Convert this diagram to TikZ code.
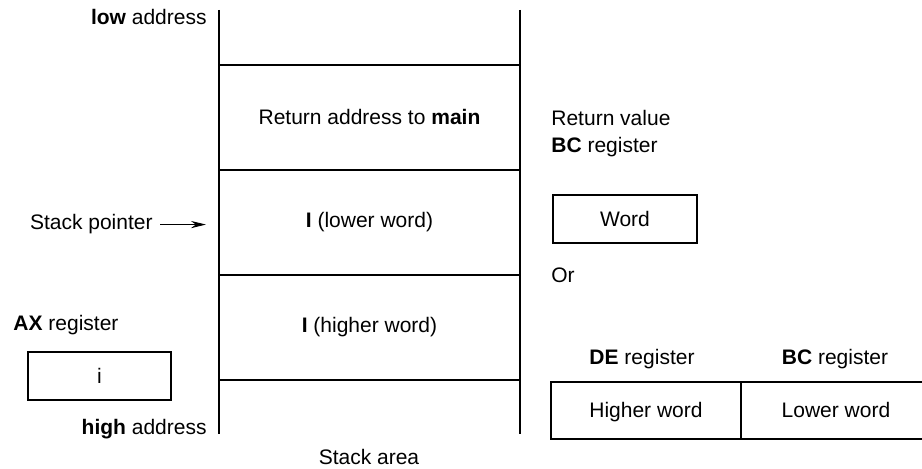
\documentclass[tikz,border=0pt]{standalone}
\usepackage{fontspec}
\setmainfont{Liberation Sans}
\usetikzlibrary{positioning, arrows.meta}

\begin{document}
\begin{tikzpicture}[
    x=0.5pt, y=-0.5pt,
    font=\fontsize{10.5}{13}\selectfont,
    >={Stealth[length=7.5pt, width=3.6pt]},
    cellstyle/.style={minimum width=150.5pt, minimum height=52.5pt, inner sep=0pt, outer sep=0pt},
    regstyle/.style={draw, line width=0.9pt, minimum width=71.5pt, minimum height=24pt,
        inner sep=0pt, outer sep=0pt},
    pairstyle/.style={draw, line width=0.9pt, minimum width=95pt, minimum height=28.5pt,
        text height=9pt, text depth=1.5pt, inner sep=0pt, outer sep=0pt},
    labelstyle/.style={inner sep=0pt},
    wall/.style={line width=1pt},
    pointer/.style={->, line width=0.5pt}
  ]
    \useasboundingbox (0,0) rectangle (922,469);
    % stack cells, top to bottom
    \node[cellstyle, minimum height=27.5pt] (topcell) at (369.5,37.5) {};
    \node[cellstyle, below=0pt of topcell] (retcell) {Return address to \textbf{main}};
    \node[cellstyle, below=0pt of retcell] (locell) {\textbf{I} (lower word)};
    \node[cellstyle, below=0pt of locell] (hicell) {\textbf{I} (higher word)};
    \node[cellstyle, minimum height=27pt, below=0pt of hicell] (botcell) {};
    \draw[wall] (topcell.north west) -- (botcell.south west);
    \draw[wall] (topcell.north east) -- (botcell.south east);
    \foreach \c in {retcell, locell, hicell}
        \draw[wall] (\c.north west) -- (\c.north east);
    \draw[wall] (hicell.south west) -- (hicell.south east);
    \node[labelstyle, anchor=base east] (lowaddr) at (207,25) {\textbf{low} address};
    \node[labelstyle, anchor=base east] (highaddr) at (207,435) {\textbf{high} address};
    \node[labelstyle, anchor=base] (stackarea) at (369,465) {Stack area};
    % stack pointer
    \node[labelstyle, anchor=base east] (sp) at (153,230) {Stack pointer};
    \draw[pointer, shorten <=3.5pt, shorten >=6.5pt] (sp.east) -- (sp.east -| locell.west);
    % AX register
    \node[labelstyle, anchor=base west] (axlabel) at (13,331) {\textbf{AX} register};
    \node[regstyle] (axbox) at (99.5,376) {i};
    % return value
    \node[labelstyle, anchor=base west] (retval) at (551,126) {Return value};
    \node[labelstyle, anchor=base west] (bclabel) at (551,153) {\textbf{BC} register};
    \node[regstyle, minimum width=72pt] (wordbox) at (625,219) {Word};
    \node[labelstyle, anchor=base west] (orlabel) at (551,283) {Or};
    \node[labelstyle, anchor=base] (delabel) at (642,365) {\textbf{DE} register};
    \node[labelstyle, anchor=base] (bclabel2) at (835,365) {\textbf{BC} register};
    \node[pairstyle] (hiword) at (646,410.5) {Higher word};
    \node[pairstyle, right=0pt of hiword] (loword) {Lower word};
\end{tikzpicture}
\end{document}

┄┄┄┄┄┄

Reproduce every line exactly and omit all pictures.

### [Solved exercise]
Convert this diagram to TikZ code.
\documentclass[tikz,border=0pt]{standalone}
\usepackage{fontspec}
\setmainfont{Liberation Sans}
\usetikzlibrary{positioning, arrows.meta}

\begin{document}
\begin{tikzpicture}[
    x=0.5pt, y=-0.5pt,
    font=\fontsize{10.5}{13}\selectfont,
    >={Stealth[length=7.5pt, width=3.6pt]},
    cellstyle/.style={minimum width=150.5pt, minimum height=52.5pt, inner sep=0pt, outer sep=0pt},
    regstyle/.style={draw, line width=0.9pt, minimum width=71.5pt, minimum height=24pt,
        inner sep=0pt, outer sep=0pt},
    pairstyle/.style={draw, line width=0.9pt, minimum width=95pt, minimum height=28.5pt,
        text height=9pt, text depth=1.5pt, inner sep=0pt, outer sep=0pt},
    labelstyle/.style={inner sep=0pt},
    wall/.style={line width=1pt},
    pointer/.style={->, line width=0.5pt}
  ]
    \useasboundingbox (0,0) rectangle (922,469);
    % stack cells, top to bottom
    \node[cellstyle, minimum height=27.5pt] (topcell) at (369.5,37.5) {};
    \node[cellstyle, below=0pt of topcell] (retcell) {Return address to \textbf{main}};
    \node[cellstyle, below=0pt of retcell] (locell) {\textbf{I} (lower word)};
    \node[cellstyle, below=0pt of locell] (hicell) {\textbf{I} (higher word)};
    \node[cellstyle, minimum height=27pt, below=0pt of hicell] (botcell) {};
    \draw[wall] (topcell.north west) -- (botcell.south west);
    \draw[wall] (topcell.north east) -- (botcell.south east);
    \foreach \c in {retcell, locell, hicell}
        \draw[wall] (\c.north west) -- (\c.north east);
    \draw[wall] (hicell.south west) -- (hicell.south east);
    \node[labelstyle, anchor=base east] (lowaddr) at (207,25) {\textbf{low} address};
    \node[labelstyle, anchor=base east] (highaddr) at (207,435) {\textbf{high} address};
    \node[labelstyle, anchor=base] (stackarea) at (369,465) {Stack area};
    % stack pointer
    \node[labelstyle, anchor=base east] (sp) at (153,230) {Stack pointer};
    \draw[pointer, shorten <=3.5pt, shorten >=6.5pt] (sp.east) -- (sp.east -| locell.west);
    % AX register
    \node[labelstyle, anchor=base west] (axlabel) at (13,331) {\textbf{AX} register};
    \node[regstyle] (axbox) at (99.5,376) {i};
    % return value
    \node[labelstyle, anchor=base west] (retval) at (551,126) {Return value};
    \node[labelstyle, anchor=base west] (bclabel) at (551,153) {\textbf{BC} register};
    \node[regstyle, minimum width=72pt] (wordbox) at (625,219) {Word};
    \node[labelstyle, anchor=base west] (orlabel) at (551,283) {Or};
    \node[labelstyle, anchor=base] (delabel) at (642,365) {\textbf{DE} register};
    \node[labelstyle, anchor=base] (bclabel2) at (835,365) {\textbf{BC} register};
    \node[pairstyle] (hiword) at (646,410.5) {Higher word};
    \node[pairstyle, right=0pt of hiword] (loword) {Lower word};
\end{tikzpicture}
\end{document}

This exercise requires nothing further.